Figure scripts

────────────────────

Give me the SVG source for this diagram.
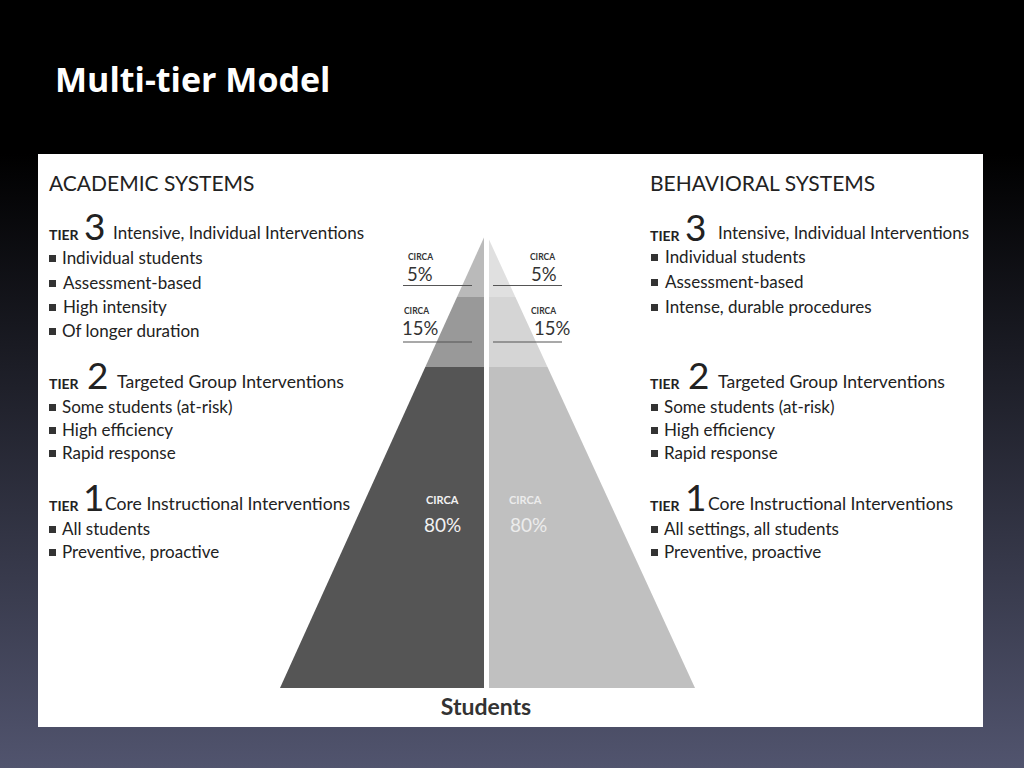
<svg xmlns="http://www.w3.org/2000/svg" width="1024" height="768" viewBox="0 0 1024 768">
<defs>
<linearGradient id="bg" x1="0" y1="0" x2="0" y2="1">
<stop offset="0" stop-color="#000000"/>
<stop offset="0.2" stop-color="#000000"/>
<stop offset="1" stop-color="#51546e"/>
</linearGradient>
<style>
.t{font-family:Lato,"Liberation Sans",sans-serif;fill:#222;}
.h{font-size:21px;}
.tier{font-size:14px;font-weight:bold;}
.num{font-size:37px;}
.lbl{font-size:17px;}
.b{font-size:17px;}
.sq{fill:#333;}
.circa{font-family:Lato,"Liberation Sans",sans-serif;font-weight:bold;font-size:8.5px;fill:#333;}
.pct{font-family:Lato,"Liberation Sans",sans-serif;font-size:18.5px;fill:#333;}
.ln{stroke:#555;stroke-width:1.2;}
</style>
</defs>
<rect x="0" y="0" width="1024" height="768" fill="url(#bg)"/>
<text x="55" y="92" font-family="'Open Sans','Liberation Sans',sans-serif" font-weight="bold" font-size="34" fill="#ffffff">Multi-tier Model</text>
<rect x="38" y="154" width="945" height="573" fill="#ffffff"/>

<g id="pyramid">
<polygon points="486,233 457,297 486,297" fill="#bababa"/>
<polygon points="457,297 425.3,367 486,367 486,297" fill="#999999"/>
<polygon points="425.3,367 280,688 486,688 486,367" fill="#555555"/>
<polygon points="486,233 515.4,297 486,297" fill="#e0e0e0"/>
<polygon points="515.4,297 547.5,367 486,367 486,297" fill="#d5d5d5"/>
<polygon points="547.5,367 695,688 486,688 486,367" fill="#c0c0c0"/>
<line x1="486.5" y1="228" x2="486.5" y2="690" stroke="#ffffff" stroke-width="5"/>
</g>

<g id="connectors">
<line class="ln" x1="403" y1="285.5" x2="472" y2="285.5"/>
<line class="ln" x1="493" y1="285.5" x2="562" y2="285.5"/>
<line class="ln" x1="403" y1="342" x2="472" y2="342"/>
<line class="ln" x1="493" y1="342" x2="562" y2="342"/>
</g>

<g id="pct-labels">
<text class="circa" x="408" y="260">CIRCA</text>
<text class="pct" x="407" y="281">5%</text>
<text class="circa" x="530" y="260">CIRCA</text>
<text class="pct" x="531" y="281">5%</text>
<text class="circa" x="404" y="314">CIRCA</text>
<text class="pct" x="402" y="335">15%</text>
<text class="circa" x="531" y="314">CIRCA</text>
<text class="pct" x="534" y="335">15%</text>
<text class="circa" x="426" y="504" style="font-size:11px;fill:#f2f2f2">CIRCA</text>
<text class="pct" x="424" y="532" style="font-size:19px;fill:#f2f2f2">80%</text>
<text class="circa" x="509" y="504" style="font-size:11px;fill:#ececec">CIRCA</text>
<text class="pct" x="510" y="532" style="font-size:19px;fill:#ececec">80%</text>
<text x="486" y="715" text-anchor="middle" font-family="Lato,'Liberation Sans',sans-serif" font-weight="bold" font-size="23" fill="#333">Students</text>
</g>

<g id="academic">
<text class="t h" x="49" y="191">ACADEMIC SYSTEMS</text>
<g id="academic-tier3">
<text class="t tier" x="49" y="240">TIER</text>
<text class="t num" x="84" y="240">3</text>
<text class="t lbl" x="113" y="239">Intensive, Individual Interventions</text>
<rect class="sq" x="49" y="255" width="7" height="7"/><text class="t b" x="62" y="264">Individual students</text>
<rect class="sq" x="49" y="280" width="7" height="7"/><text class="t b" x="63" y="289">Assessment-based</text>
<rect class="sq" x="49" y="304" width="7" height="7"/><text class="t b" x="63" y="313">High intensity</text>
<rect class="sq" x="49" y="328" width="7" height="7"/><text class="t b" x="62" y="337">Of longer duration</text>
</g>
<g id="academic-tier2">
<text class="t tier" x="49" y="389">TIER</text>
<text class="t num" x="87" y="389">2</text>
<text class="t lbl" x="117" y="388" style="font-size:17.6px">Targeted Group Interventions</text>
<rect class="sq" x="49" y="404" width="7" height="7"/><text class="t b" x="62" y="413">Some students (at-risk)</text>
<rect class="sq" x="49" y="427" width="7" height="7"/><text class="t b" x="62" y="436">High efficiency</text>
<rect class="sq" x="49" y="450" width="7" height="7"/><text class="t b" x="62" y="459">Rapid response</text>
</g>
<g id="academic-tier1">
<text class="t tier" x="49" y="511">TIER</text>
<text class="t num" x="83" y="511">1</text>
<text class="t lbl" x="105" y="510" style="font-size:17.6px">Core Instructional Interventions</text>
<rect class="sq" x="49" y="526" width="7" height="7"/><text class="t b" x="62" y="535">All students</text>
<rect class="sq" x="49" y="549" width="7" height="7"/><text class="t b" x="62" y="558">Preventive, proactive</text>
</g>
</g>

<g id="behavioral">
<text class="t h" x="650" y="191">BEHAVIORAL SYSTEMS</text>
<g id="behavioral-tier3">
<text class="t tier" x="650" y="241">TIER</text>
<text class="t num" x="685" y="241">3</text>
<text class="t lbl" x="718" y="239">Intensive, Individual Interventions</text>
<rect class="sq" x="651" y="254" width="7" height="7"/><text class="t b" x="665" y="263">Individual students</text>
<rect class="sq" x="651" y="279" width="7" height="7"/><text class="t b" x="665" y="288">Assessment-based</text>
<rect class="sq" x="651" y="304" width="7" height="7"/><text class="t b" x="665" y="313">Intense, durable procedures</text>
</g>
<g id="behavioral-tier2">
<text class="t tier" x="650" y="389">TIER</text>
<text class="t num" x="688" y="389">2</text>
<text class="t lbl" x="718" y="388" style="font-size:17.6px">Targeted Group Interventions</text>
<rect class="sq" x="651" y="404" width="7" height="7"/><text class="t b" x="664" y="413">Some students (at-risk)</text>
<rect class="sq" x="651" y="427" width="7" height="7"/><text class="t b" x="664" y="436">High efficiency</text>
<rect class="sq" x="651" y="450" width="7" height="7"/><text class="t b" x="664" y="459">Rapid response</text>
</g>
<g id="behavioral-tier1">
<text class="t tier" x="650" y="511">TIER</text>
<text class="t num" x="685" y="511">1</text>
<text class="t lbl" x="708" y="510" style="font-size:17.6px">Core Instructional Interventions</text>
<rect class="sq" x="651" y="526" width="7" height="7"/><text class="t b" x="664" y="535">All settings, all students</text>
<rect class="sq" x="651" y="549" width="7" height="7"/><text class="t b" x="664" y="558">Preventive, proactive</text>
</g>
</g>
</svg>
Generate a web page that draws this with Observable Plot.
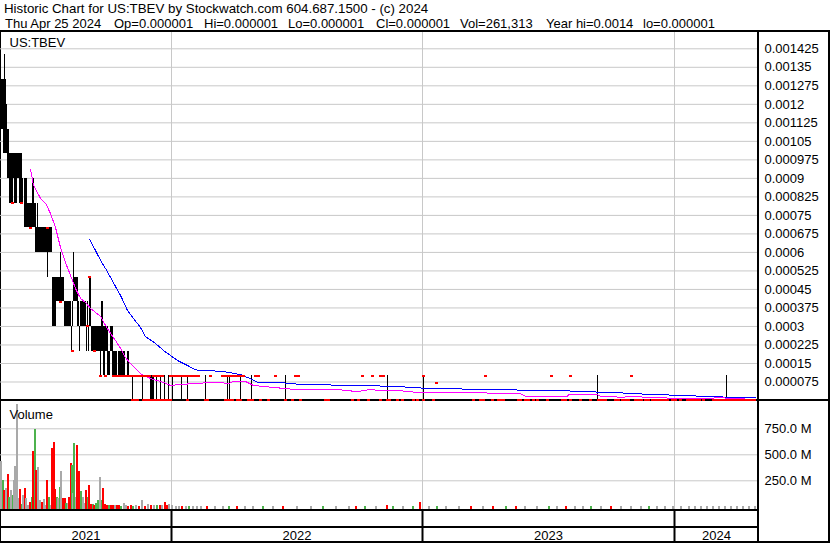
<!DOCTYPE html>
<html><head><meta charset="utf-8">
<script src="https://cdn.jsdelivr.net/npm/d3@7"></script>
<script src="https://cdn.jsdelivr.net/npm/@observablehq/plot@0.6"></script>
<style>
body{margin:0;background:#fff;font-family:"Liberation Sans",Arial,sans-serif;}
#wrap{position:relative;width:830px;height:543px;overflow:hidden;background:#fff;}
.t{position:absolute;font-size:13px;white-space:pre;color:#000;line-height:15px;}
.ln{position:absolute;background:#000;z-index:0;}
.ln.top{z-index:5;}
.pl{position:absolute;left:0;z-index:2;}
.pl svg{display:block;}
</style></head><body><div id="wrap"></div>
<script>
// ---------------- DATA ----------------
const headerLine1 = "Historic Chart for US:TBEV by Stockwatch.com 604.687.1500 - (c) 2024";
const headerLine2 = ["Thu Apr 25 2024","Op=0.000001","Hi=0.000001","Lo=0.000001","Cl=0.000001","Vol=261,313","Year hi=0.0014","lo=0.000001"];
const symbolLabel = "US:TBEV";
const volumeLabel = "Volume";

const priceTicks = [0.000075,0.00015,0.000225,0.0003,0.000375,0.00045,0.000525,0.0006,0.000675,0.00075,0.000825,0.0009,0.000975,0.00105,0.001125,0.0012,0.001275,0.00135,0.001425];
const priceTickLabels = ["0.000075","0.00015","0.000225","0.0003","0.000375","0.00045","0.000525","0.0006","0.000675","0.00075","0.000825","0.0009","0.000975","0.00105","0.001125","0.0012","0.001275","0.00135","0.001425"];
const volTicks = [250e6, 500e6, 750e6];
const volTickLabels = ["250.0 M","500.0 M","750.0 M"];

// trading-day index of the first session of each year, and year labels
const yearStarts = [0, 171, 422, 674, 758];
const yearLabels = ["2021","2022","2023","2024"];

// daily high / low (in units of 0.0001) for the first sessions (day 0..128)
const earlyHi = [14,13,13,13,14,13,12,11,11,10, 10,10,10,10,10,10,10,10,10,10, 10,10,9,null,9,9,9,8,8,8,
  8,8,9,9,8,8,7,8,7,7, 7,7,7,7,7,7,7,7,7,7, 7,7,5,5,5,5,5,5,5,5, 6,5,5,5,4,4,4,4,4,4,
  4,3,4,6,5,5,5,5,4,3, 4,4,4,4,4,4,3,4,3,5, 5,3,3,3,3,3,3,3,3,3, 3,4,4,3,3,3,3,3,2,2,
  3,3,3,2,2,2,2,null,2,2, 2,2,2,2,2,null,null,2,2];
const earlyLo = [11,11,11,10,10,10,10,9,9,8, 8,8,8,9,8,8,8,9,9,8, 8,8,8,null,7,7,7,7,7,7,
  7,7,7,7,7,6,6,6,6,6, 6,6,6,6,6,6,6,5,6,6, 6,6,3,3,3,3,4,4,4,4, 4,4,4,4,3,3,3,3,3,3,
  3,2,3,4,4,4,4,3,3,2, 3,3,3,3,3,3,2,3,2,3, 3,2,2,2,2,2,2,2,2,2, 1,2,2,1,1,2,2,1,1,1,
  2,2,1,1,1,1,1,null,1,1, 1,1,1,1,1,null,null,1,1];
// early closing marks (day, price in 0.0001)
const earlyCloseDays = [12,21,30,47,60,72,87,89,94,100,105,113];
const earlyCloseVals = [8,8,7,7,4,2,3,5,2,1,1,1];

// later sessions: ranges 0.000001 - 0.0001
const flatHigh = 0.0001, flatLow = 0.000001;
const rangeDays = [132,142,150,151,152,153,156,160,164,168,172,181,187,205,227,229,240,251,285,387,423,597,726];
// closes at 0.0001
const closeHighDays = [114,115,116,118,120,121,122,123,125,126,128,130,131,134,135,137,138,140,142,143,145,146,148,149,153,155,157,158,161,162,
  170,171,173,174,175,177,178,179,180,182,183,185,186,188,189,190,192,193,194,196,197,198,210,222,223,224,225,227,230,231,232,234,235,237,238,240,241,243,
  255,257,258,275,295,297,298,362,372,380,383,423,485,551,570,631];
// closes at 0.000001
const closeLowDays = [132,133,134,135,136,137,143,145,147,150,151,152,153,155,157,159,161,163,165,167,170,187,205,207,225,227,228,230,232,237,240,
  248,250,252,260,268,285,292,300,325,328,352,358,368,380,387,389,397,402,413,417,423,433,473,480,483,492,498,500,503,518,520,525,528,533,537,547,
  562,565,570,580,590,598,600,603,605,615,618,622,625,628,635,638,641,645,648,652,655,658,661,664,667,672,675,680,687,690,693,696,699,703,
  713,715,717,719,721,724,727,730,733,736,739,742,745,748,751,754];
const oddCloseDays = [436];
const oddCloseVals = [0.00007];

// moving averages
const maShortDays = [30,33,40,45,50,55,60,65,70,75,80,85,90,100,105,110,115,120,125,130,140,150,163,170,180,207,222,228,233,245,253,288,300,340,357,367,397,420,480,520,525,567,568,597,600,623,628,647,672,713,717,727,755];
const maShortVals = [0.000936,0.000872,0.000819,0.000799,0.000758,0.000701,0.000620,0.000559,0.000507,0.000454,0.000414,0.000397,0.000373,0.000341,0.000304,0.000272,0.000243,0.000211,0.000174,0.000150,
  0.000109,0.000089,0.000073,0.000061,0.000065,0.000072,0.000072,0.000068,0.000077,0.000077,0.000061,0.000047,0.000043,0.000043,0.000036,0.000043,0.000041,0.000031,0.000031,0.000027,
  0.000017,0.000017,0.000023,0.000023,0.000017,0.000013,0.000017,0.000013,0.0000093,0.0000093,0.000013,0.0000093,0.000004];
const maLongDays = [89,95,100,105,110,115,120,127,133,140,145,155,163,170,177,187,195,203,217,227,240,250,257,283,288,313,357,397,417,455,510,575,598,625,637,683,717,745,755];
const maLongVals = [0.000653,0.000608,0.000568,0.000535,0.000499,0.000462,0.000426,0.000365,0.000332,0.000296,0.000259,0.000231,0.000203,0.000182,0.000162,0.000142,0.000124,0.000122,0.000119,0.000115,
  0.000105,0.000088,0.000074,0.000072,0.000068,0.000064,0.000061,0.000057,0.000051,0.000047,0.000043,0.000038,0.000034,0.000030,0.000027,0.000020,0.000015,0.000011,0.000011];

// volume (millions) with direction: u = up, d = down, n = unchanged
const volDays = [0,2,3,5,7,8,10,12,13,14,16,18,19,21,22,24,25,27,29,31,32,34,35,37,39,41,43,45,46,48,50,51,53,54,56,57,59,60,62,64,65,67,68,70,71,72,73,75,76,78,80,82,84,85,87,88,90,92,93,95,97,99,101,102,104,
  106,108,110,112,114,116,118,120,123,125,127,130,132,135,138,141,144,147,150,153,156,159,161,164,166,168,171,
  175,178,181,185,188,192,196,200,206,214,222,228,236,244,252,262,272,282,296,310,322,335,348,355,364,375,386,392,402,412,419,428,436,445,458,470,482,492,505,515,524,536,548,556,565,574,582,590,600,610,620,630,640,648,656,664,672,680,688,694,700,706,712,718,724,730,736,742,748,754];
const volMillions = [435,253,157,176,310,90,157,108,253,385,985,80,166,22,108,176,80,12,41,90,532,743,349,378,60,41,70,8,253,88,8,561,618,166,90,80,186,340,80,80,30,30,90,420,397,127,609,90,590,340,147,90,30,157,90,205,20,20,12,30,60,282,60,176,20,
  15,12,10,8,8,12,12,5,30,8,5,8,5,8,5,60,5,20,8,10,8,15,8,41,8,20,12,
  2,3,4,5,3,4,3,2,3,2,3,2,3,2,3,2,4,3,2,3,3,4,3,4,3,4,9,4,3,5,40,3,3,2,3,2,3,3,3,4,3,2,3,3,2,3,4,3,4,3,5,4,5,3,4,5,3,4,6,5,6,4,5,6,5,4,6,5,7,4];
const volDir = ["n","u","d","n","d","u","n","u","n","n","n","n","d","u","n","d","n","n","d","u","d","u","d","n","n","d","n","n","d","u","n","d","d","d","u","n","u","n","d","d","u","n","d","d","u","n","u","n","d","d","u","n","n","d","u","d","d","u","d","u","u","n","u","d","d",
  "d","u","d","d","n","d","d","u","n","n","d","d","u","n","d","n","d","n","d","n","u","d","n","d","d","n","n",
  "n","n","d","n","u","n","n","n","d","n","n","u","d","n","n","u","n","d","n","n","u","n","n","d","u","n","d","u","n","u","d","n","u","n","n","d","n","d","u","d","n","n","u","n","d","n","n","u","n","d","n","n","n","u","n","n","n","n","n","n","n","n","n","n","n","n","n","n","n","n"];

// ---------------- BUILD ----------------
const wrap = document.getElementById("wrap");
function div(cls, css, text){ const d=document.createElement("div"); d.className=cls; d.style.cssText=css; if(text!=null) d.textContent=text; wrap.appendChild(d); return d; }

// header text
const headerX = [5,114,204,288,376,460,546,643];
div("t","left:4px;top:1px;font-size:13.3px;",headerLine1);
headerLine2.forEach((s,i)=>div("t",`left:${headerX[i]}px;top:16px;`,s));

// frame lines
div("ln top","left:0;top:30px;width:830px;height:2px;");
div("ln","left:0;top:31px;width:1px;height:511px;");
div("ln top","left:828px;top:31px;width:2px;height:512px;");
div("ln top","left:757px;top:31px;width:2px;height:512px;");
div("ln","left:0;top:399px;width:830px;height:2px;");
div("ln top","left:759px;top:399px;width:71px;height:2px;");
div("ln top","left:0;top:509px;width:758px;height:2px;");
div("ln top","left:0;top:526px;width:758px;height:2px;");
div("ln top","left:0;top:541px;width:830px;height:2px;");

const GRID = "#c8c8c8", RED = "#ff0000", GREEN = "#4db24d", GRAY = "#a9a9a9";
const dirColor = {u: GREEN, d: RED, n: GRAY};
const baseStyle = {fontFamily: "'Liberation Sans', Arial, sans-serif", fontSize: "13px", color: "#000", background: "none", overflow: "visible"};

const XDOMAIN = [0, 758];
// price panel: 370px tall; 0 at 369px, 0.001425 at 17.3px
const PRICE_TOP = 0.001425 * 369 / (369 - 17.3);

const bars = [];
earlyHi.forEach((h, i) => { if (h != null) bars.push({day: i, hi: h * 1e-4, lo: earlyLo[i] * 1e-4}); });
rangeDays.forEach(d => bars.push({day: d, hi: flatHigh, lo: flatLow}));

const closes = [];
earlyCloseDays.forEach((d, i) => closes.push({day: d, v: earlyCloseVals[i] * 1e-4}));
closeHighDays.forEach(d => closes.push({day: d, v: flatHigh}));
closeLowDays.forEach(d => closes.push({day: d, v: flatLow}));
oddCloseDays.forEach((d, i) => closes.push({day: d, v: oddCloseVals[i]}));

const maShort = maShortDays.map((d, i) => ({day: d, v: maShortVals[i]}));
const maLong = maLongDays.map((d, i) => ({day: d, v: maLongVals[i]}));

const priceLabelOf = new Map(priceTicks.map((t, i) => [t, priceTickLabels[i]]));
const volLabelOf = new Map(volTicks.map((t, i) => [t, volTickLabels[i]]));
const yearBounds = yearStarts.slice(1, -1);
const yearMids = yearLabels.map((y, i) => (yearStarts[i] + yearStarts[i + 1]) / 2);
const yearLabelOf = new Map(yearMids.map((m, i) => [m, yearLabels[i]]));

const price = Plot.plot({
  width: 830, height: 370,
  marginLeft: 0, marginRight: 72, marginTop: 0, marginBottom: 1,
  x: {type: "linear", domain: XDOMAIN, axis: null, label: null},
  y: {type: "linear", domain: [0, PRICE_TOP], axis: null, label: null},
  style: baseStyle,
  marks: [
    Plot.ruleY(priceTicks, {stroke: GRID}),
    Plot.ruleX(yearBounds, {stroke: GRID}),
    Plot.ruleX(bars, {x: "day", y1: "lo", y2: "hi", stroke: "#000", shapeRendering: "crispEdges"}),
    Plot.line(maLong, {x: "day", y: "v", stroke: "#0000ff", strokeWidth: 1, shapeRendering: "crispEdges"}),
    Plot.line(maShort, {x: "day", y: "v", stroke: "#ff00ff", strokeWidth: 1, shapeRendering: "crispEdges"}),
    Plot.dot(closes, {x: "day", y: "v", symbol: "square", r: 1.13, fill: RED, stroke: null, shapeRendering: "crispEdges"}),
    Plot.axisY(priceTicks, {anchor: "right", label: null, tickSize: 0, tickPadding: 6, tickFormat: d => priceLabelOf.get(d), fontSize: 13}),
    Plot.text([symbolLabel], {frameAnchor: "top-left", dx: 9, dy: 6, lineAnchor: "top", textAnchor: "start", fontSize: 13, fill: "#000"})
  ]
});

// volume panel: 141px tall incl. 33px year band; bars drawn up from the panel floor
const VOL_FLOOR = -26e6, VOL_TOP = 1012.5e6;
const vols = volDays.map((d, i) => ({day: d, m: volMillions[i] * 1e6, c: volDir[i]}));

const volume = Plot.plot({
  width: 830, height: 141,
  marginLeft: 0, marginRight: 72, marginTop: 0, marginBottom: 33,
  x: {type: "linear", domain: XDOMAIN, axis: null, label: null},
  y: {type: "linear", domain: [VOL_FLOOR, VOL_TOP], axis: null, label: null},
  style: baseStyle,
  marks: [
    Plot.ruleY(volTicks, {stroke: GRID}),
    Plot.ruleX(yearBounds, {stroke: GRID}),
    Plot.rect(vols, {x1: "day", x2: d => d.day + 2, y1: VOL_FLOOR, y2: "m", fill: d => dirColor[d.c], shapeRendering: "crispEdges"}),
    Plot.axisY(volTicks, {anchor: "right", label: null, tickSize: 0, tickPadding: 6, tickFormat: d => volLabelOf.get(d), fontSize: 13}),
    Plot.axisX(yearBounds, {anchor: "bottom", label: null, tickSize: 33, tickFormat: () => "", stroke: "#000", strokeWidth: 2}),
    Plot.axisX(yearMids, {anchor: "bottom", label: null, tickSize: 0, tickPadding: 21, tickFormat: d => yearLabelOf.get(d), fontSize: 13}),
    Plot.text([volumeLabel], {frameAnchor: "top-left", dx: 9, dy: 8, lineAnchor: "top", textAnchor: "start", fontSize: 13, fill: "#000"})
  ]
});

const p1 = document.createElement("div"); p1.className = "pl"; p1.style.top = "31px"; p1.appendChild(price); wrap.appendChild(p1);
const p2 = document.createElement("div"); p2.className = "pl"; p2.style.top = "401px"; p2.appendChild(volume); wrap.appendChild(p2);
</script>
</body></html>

────────────────────

WHAT YOU HAVE TO DO
What is the number of lines holding the word "with"? State it alone.

RESULT FOR THIS TASK
2